In the first line, Smith makes an allusion to the “Lethean cup.” As the footnote states, this is an allusion to classical mythology, where the cup was filled with water from the Lethe river (11). When one drank the water, they would forget their previous life so they could be reborn. This allusion especially due to the fact that line 11 calls the cup “kind” if granted shows a wish by the speaker, who can be interpreted as Smith, to forget (11). In addition, the line is the beginning of a question. The speaker is asking to be granted the cup, is begging to forget. With all the pain Smith endured in her life it is understandable to simply wish to forget that pain ever happened. The next line completes the speaker’s request and echoes the same sentiments.
Line 12 is asking for “oblivion” which by definition is either having something not be remembered, or being unaware (12). This is Smith repeating the wish to forget her pain. The interesting change is that she does not ask for oblivion to her memory, or mind, but instead to her “care” (12). Care can mean mental suffering which to once again strengthen her previous line about wishing to forget, but it can also mean concern. Through her speaker Smith is saying that not only does she want to no longer remember her sorrow, she also does not want to be worried anymore. She does not want to do anything or be anything anymore. In fact, the speaker does not even ask for a positive in these lines. The speaker does not ask to forget their pain and enjoy happiness. This exclusion of wishing for something better than simply forgetting shows the reader that she is suffering so much that simply being numb is all that is being asked for.
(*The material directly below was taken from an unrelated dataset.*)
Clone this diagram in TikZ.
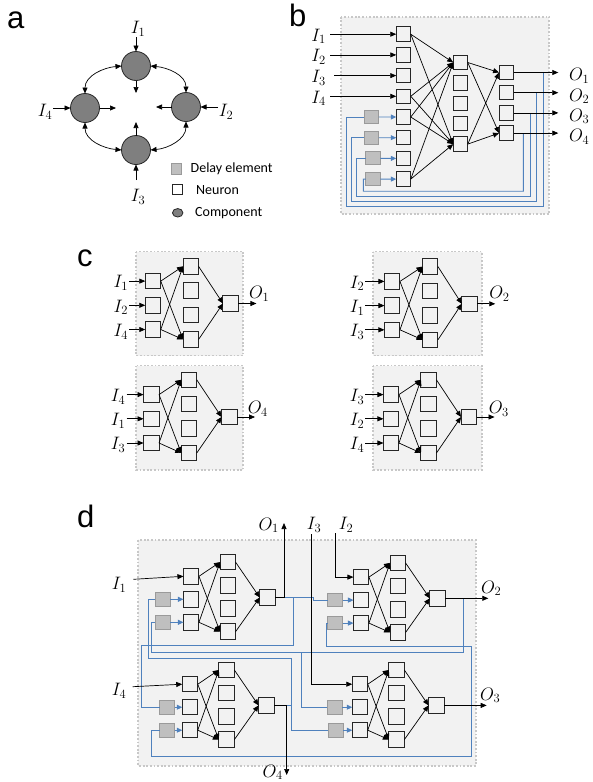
\RequirePackage{fix-cm}
\documentclass[tikz,border=0pt]{standalone}
\usepackage{fontspec}
\setsansfont{Liberation Sans}
\newfontfamily\legfont{Carlito}
\usetikzlibrary{arrows.meta,shapes.geometric}
\definecolor{regfill}{HTML}{F2F2F2}
\definecolor{regdraw}{HTML}{C8C8C8}
\definecolor{fb}{HTML}{4F81BD}
\definecolor{dlfill}{HTML}{BFBFBF}
\definecolor{dldraw}{HTML}{9A9A9A}
\definecolor{compfill}{HTML}{7F7F7F}
\tikzset{
 neuron/.style={draw=black!85, line width=1pt, minimum width=15.5pt, minimum height=15.5pt, inner sep=0pt, outer sep=0pt},
 bneuron/.style={neuron, minimum width=14.5pt, minimum height=14.5pt},
 delaybox/.style={draw=dldraw, fill=dlfill, line width=0.9pt, minimum width=15pt, minimum height=13.5pt, inner sep=0pt, outer sep=0pt},
 comp/.style={circle, draw=black!85, fill=compfill, line width=0.8pt, minimum size=29pt, inner sep=0pt, outer sep=0pt},
 region/.style={fill=regfill, draw=regdraw, line width=1.8pt, dash pattern=on 1.8pt off 1.8pt},
 arr/.style={-{Triangle[length=6pt,width=5pt]}, line width=0.7pt, black},
 dbl/.style={{Triangle[length=6pt,width=5pt]}-{Triangle[length=6pt,width=5pt]}, line width=0.7pt, black},
 fbl/.style={fb, line width=0.9pt},
 fbarr/.style={fbl, -{Triangle[length=5.5pt,width=5pt]}},
 lab/.style={font=\fontsize{18}{21}\selectfont, inner sep=0pt},
 panel/.style={font=\sffamily\fontsize{31}{34}\selectfont, inner sep=0pt, anchor=base west},
 legtext/.style={font=\legfont\fontsize{14}{16}\selectfont, inner sep=0pt, anchor=west},
}
% #1 prefix #2 x #3 cy #4 s #5 hs #6 dx1 #7 dx2
\newcommand{\mknet}[7]{%
 \node[neuron] (#1i1) at (#2,#3-#4) {};
 \node[neuron] (#1i2) at (#2,#3) {};
 \node[neuron] (#1i3) at (#2,#3+#4) {};
 \node[neuron] (#1h1) at (#2+#6,#3-2.4-1.5*#5) {};
 \node[neuron] (#1h2) at (#2+#6,#3-2.4-0.5*#5) {};
 \node[neuron] (#1h3) at (#2+#6,#3-2.4+0.5*#5) {};
 \node[neuron] (#1h4) at (#2+#6,#3-2.4+1.5*#5) {};
 \node[neuron] (#1o) at (#2+#7,#3-1.8) {};
 \draw[arr] (#1i1.east) -- (#1h1.west);
 \draw[arr] (#1i1.east) -- (#1h4.west);
 \draw[arr] (#1i3.east) -- (#1h1.west);
 \draw[arr] (#1i3.east) -- (#1h4.west);
 \draw[arr] (#1h1.east) -- (#1o.west);
 \draw[arr] (#1h4.east) -- (#1o.west);
}
\begin{document}
\begin{tikzpicture}[x=1pt,y=-1pt]
\useasboundingbox (0,0) rectangle (592,782);
% panel letters
\node[panel] (pa) at (7,28) {a};
\node[panel] (pb) at (289,26) {b};
\node[panel] (pc) at (77,266) {c};
\node[panel] (pd) at (77,527) {d};

% regions
\path[region] (341,16.7) rectangle (549.3,214);
\path[region] (136,251.5) rectangle (243.3,355.5);
\path[region] (373.3,251.5) rectangle (481.7,355.5);
\path[region] (136,365.5) rectangle (243.3,470);
\path[region] (373.3,365.5) rectangle (481.7,470);
\path[region] (138.3,540) rectangle (475.7,766);

% ---------------- panel a
\node[comp] (aT) at (136,66) {};
\node[comp] (aL) at (85,108) {};
\node[comp] (aR) at (186,107) {};
\node[comp] (aB) at (136,150) {};
\draw[dbl] (aT.west) to[out=185,in=90] (aL.north);
\draw[dbl] (aT.east) to[out=-5,in=90] (aR.north);
\draw[dbl] (aB.west) to[out=175,in=-90] (aL.south);
\draw[dbl] (aB.east) to[out=5,in=-90] (aR.south);
\coordinate (aTi) at (136,93);
\coordinate (aLi) at (116,108);
\coordinate (aRi) at (156,107);
\coordinate (aBi) at (136,122);
\draw[arr] (aT.south) -- (aTi);
\draw[arr] (aL.east) -- (aLi);
\draw[arr] (aR.west) -- (aRi);
\draw[arr] (aB.north) -- (aBi);
\coordinate (aI1s) at (136,37);
\coordinate (aI4s) at (53,108);
\coordinate (aI2s) at (218,107);
\coordinate (aI3s) at (136,180);
\draw[arr] (aI1s) -- (aT.north);
\draw[arr] (aI4s) -- (aL.west);
\draw[arr] (aI2s) -- (aR.east);
\draw[arr] (aI3s) -- (aB.south);
\node[lab] (aI1) at (138,29) {$I_1$};
\node[lab] (aI4) at (45,112) {$I_4$};
\node[lab] (aI2) at (226,112) {$I_2$};
\node[lab] (aI3) at (138,197) {$I_3$};
% legend
\node[delaybox, minimum width=10pt, minimum height=10.5pt] (lgD) at (176.7,168.7) {};
\node[neuron, minimum width=10pt, minimum height=10.5pt, fill=white] (lgN) at (177.3,189.5) {};
\node[ellipse, draw=black!85, fill=compfill, line width=0.8pt, minimum width=10.5pt, minimum height=8.5pt, inner sep=0pt] (lgC) at (177.7,212.8) {};
\node[legtext] (lgDt) at (190.5,168.5) {Delay element};
\node[legtext] (lgNt) at (196,190) {Neuron};
\node[legtext] (lgCt) at (195,213) {Component};

% ---------------- panel b
\foreach \k in {1,...,8} \node[bneuron] (bi\k) at (403.5,{34.2+(\k-1)*20.7}) {};
\foreach \k in {1,...,5} \node[bneuron] (bh\k) at (460.5,{62.5+(\k-1)*20.4}) {};
\foreach \k in {1,...,4} \node[bneuron] (bo\k) at (506.3,{72.5+(\k-1)*20.2}) {};
\node[delaybox, minimum width=14.5pt, minimum height=13pt] (bd1) at (371.5,117) {};
\node[delaybox, minimum width=14.5pt, minimum height=13pt] (bd2) at (371.5,137.7) {};
\node[delaybox, minimum width=14.5pt, minimum height=13pt] (bd3) at (373,158.4) {};
\node[delaybox, minimum width=14.5pt, minimum height=13pt] (bd4) at (373,179.1) {};
\draw[fbarr] (bd1.east) -- (bi5.west);
\draw[fbarr] (bd2.east) -- (bi6.west);
\draw[fbarr] (bd3.east) -- (bi7.west);
\draw[fbarr] (bd4.east) -- (bi8.west);
\foreach \k/\xv/\yb/\xl in {1/543/206.7/346, 2/536.7/201.7/351, 3/530.3/196.7/356.7, 4/523.3/191.2/363.3} {
 \draw[fbl] (\xv,{72.5+(\k-1)*20.2}) -- (\xv,\yb) -- (\xl,\yb) -- (\xl,{117+(\k-1)*20.7}) -- (bd\k.west);
}
\foreach \a in {1,4,5,8} \foreach \b in {1,5} \draw[arr] (bi\a.east) -- (bh\b.west);
\foreach \a in {1,5} \foreach \b in {1,4} \draw[arr] (bh\a.east) -- (bo\b.west);
\foreach \k in {1,...,4} {
 \coordinate (bOe\k) at (558.3,{72.5+(\k-1)*20.2});
 \draw[arr] (bo\k.east) -- (bOe\k);
 \node[lab,anchor=west] (bO\k) at (569,{76+(\k-1)*20.2}) {$O_\k$};
}
\foreach \k/\xs in {1/330,2/330,3/334,4/330} {
 \coordinate (bIs\k) at (\xs,{34.2+(\k-1)*20.7});
 \draw[arr] (bIs\k) -- (bi\k.west);
 \node[lab,anchor=east] (bI\k) at (326,{36.2+(\k-1)*20.7}) {$I_\k$};
}

% ---------------- panel c
\mknet{ca}{153}{305.3}{24.2}{24.4}{37.8}{77.7}
\mknet{cb}{392.2}{305.6}{24.2}{24.4}{38}{77.3}
\mknet{cc}{151.3}{418.8}{24.2}{24.4}{37.7}{78}
\mknet{cd}{391.2}{418.8}{24.2}{24.4}{37.5}{77.6}
\foreach \n/\t/\d in {cai1/1/16, cai2/2/16, cai3/4/16, cbi1/2/19, cbi2/1/19, cbi3/3/19, cci1/4/17, cci2/1/17, cci3/3/17, cdi1/3/18, cdi2/2/18, cdi3/4/18} {
 \draw[arr] ([xshift=-\d pt]\n.west) -- (\n.west);
 \node[lab, anchor=east] (\n-lab) at ([xshift=-\d pt-1pt, yshift=-2pt]\n.west) {$I_\t$};
}
\foreach \n/\t/\dx/\dy in {cao/1/10.5/5, cbo/2/12/5, cco/4/10.5/3.5, cdo/3/12/3.5} {
 \draw[arr] (\n.east) -- ([xshift=18pt]\n.east);
 \node[lab, anchor=base west] (\n-lab) at ([xshift=\dx pt, yshift=\dy pt]\n.east) {$O_\t$};
}

% ---------------- panel d
\mknet{da}{191.2}{599.3}{23}{23.2}{36.6}{76.3}
\mknet{db}{361.2}{600.1}{23}{23.2}{36.6}{76.3}
\mknet{dc}{190}{707.2}{23}{23.2}{36.6}{76.3}
\mknet{dd}{360}{707.2}{23}{23.2}{36.6}{76.3}
\node[delaybox] (dad2) at (162.8,599.3) {};
\node[delaybox] (dad3) at (162.8,622.3) {};
\node[delaybox] (dbd2) at (335.2,600.1) {};
\node[delaybox] (dbd3) at (335.2,623.1) {};
\node[delaybox] (dcd2) at (167.2,707.2) {};
\node[delaybox] (dcd3) at (167.2,730.2) {};
\node[delaybox] (ddd2) at (334.5,707.2) {};
\node[delaybox] (ddd3) at (335.5,730.2) {};
\foreach \p in {da,db,dc,dd} {
 \draw[fbarr] (\p d2.east) -- (\p i2.west);
 \draw[fbarr] (\p d3.east) -- (\p i3.west);
}
% output corners
\coordinate (dO1c) at (284,597.5);
\coordinate (dO1t) at (284,523);
\coordinate (dO2t) at (488.3,598.3);
\coordinate (dO3t) at (486.7,705.4);
\coordinate (dO4c) at (286.7,705.4);
\coordinate (dO4t) at (286.7,775);
% feedback (blue)
\draw[fbl] (dO1c) -- (313,597.5) -- (313,600.1) -- (dbd2.west);
\draw[fbl] (293.3,597.5) -- (293.3,645) -- (141.7,645) -- (141.7,707.2) -- (dcd2.west);
\draw[fbl] (463.3,598.3) -- (463.3,652.7) -- (151.7,652.7) -- (151.7,622.3) -- (dad3.west);
\draw[fbl] (301.7,652.7) -- (301.7,707.2) -- (ddd2.west);
\draw[fbl] (471.7,705.4) -- (471.7,646.7) -- (326,646.7) -- (326,623.1) -- (dbd3.west);
\draw[fbl] (471.7,705.4) -- (471.7,756.7) -- (151.7,756.7) -- (151.7,730.2) -- (dcd3.west);
\draw[fbl] (dO4c) -- (291.7,705.4);
\draw[fbl] (291.7,658.3) -- (291.7,730.2) -- (ddd3.west);
\draw[fbl] (291.7,658.3) -- (148.3,658.3) -- (148.3,599.3) -- (dad2.west);
% outputs (black)
\draw[arr] (dao.east) -- (dO1c) -- (dO1t);
\draw[arr] (dbo.east) -- (dO2t);
\draw[arr] (ddo.east) -- (dO3t);
\draw[arr] (dco.east) -- (dO4c) -- (dO4t);
\node[lab, anchor=base east] (dO1) at (279,530) {$O_1$};
\node[lab, anchor=base west] (dO2) at (481,593) {$O_2$};
\node[lab, anchor=base west] (dO3) at (480,700) {$O_3$};
\node[lab, anchor=base east] (dO4) at (283,777) {$O_4$};
% inputs
\node[lab] (dI1) at (119,585) {$I_1$};
\node[lab] (dI4) at (119,691) {$I_4$};
\node[lab] (dI3) at (314,525) {$I_3$};
\node[lab] (dI2) at (346,525) {$I_2$};
\coordinate (dI1s) at (133.3,579.3);
\coordinate (dI4s) at (132.7,686.7);
\coordinate (dI3s) at (311.7,534);
\coordinate (dI3c) at (311.7,684.2);
\coordinate (dI2s) at (335.7,533);
\coordinate (dI2c) at (335.7,577.1);
\draw[arr] (dI1s) -- (dai1.west);
\draw[arr] (dI4s) -- (dci1.west);
\draw[arr] (dI3s) -- (dI3c) -- (ddi1.west);
\draw[arr] (dI2s) -- (dI2c) -- (dbi1.west);
\end{tikzpicture}
\end{document}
Smith’s “Sonnet V” was written at a very painful part of her life, when she had lost her son who had been what had made her happy in life. With his loss, the poem grows bleak and the speaker self-destructive. The sonnet became autobiographical as Smith recounts her pain and loss through her speaker. These two lines especially bring attention to her self-destructive drive to find a way to be numb to the pain she was enduring at the time.